Na 2 jaar in een convent te hebben doorgebracht, mochten zij op 't hof een huis kopen. 5 jaar later volgde haar aanneming tot begijn. Zij heetten dan "ontfanghen beghijnen". Ieder convent werd door een mater bestuurd, 's Avonds werden de 3 poorten, welke toegang gaven tot het hof, zorgvuldig gesloten. Bij accoord van 24 april 1581 vervielen ook de bezittingen van het begijnhof aan de stad. De kerk werd terstond gesloten en in 1590 aan de waalse gemeente afgestaan. 'Alle begijnen echter mochten levenslang in haar huizen blijven wonen, onverschillig of ze eigendom waren of niet. 5 dec. 1582 werd aan de gezamenlijke hofbewoonsters door burgemeesteren een pensioen toegekend. "De laatste "gepensioneerde" begijn stierf in 1635. Zoals vroeger gemeld, *  hebben de begijnen door aankoop van huizen in de Lange Poort een nieuw hof gevormd, zodat steeds weer novicen konden worden aangenomen. Tussen 2 juli 1664 en 15 aug. 1690 meldden 60 leden zich aan en tussen 7 aug.

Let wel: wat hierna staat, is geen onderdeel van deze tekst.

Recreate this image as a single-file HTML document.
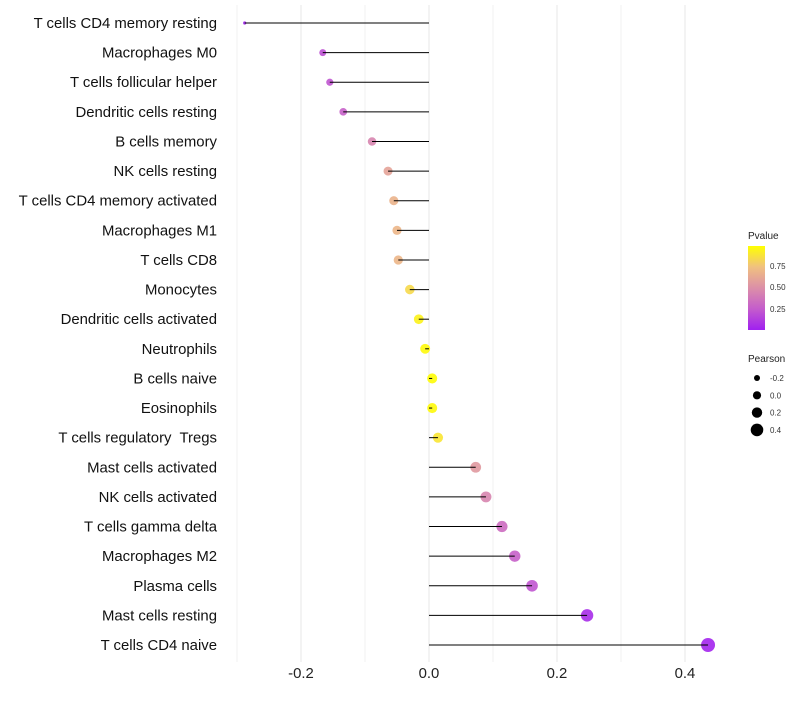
<!DOCTYPE html>
<html><head><meta charset="utf-8"><style>
body{margin:0;background:#fff;font-family:"Liberation Sans",sans-serif}
text{white-space:pre}
</style></head><body>
<svg id="chart" width="800" height="700" xmlns="http://www.w3.org/2000/svg">
<defs><linearGradient id="pg" x1="0" y1="1" x2="0" y2="0">
<stop offset="0" stop-color="#a020f0"/><stop offset="0.25" stop-color="#c45ccc"/><stop offset="0.5" stop-color="#dc8fa8"/><stop offset="0.75" stop-color="#f0c080"/><stop offset="1" stop-color="#ffff00"/></linearGradient></defs>
<g id="grid"></g><g id="marks"></g><g id="labels"></g>
<g>
<text x="748" y="239" font-size="10" fill="#222">Pvalue</text>
<rect x="748" y="246" width="17" height="84" fill="url(#pg)"/>
<text x="770" y="269" font-size="8" fill="#333">0.75</text>
<text x="770" y="290" font-size="8" fill="#333">0.50</text>
<text x="770" y="312" font-size="8" fill="#333">0.25</text>
</g>
<g id="sizeLegend">
<text x="748" y="362" font-size="10" fill="#222">Pearson</text>
</g>
</svg>
<script>
const categories=["T cells CD4 memory resting","Macrophages M0","T cells follicular helper","Dendritic cells resting","B cells memory","NK cells resting","T cells CD4 memory activated","Macrophages M1","T cells CD8","Monocytes","Dendritic cells activated","Neutrophils","B cells naive","Eosinophils","T cells regulatory  Tregs","Mast cells activated","NK cells activated","T cells gamma delta","Macrophages M2","Plasma cells","Mast cells resting","T cells CD4 naive"];
const pearson=[-0.288,-0.166,-0.155,-0.134,-0.089,-0.064,-0.055,-0.050,-0.048,-0.030,-0.016,-0.006,0.005,0.005,0.014,0.073,0.089,0.114,0.134,0.161,0.247,0.436];
const pvalue=[0.01,0.2,0.22,0.27,0.45,0.6,0.68,0.7,0.7,0.85,0.95,0.98,0.99,0.98,0.9,0.55,0.45,0.33,0.27,0.22,0.05,0.02];
const xTicks=[-0.2,0,0.2,0.4];
const xTickLabels=["-0.2","0.0","0.2","0.4"];
const xMinor=[-0.3,-0.1,0.1,0.3];
const sizeLegendVals=[-0.2,0.0,0.2,0.4];
const sizeLegendLabels=["-0.2","0.0","0.2","0.4"];

const NS="http://www.w3.org/2000/svg";
const X=v=>429+v*640;
const Y=i=>23+i*(622/21);
const R=v=>Math.sqrt(Math.max(2.5,25+v*(v<0?78:54.5)));
const stops=[[0,[160,32,240]],[0.25,[196,92,204]],[0.5,[220,143,168]],[0.75,[240,192,128]],[1,[255,255,0]]];
function col(p){for(let i=1;i<stops.length;i++){if(p<=stops[i][0]){const a=stops[i-1],b=stops[i],t=(p-a[0])/(b[0]-a[0]);return "rgb("+a[1].map((c,k)=>Math.round(c+(b[1][k]-c)*t)).join(",")+")";}}return "rgb(255,255,0)";}
function mk(tag,attrs,parent){const e=document.createElementNS(NS,tag);for(const k in attrs)e.setAttribute(k,attrs[k]);parent.appendChild(e);return e;}
const grid=document.getElementById('grid'),marks=document.getElementById('marks'),labels=document.getElementById('labels');
xMinor.forEach(v=>{const l=mk('line',{x1:X(v),x2:X(v),y1:5,y2:662,stroke:'#f0f0f0','stroke-width':1},grid);

});
xTicks.forEach((v,i)=>{const l=mk('line',{x1:X(v),x2:X(v),y1:5,y2:662,stroke:'#ebebeb','stroke-width':1.2},grid);


const t=mk('text',{x:X(v),y:678,'font-size':14.9,'text-anchor':'middle',fill:'#222'},labels);t.textContent=xTickLabels[i];

});
categories.forEach((c,i)=>{const y=Y(i);
const t=mk('text',{x:217,y:y+5,'font-size':14.9,'text-anchor':'end',fill:'#111'},labels);t.textContent=c;


const d=mk('circle',{cx:X(pearson[i]),cy:y,r:R(pearson[i]),fill:col(pvalue[i]),'fill-opacity':0.9},marks);


const l=mk('line',{x1:X(0),x2:X(pearson[i]),y1:y,y2:y,stroke:'#000','stroke-width':1},marks);

});
const sl=document.getElementById('sizeLegend');
sizeLegendVals.forEach((v,i)=>{const y=378+i*17.3;
const d=mk('circle',{cx:757,cy:y,r:3+i*1.1,fill:'#000'},sl);


const t=mk('text',{x:770,y:y+3,'font-size':8,fill:'#333'},sl);t.textContent=sizeLegendLabels[i];

});
</script>
</body></html>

1663 en 7 juli 1692 werden 67 novicen geprofest. In 1694 bedroeg het aantal begijnen 37, onder wie 2 meesteressen. Na die tijd is er van toetreding maar zelden sprake. De eens zo bloeiende stichting was ten dode opgeschreven. 7 april 1824 stierf het laatste begijntje Anna Barbara Amstenraad, 86 jaren oud. Het archief is goed bewaard. In het gemeentearchief bevinden zich een fundatieboek uit de 15-de eeuw en enige 16-de eeuwse stukken.
Erfgoedstuk

Kenmerken

Datering:
1355-1881
Omvang in meters:
3,90
Periode documenten:
1355-1881 (1902)
Openbaarheid:
openbaar
Raadpleegmogelijkheid:
Gebruiksinformatie:
Inventaris inv.nrs. 1-490 en aanvulling nrs. DT 1-2, 14-20, 42. Inv. nrs. 9-10, 62-68, 70, 74, 75 (gedeeltelijk), 77-86, 88 (gedeeltelijk), aanvulling nrs. DT 1, 14, 16-19 zijn in fotokopieën aanwezig in de studiezaal. Indexen op inv. nrs. 62-70 (doopboeken, 1629-1724) op achternaam/patroniem, voornaam, moedersnaam en doopgetuigen in de vorm van kaartenbakken in de studiezaal. Indexen op inv.nrs. 77-80 ( trouwboeken, 1629-1693) op bruidspaar en trouwgetuigen in de vorm van kaartenbakken in de studiezaal. Regesten in: P.M. Verhoofstad, 'Inventaris der archieven van kerken, kloosters en staties (..)', Haarlem 1959.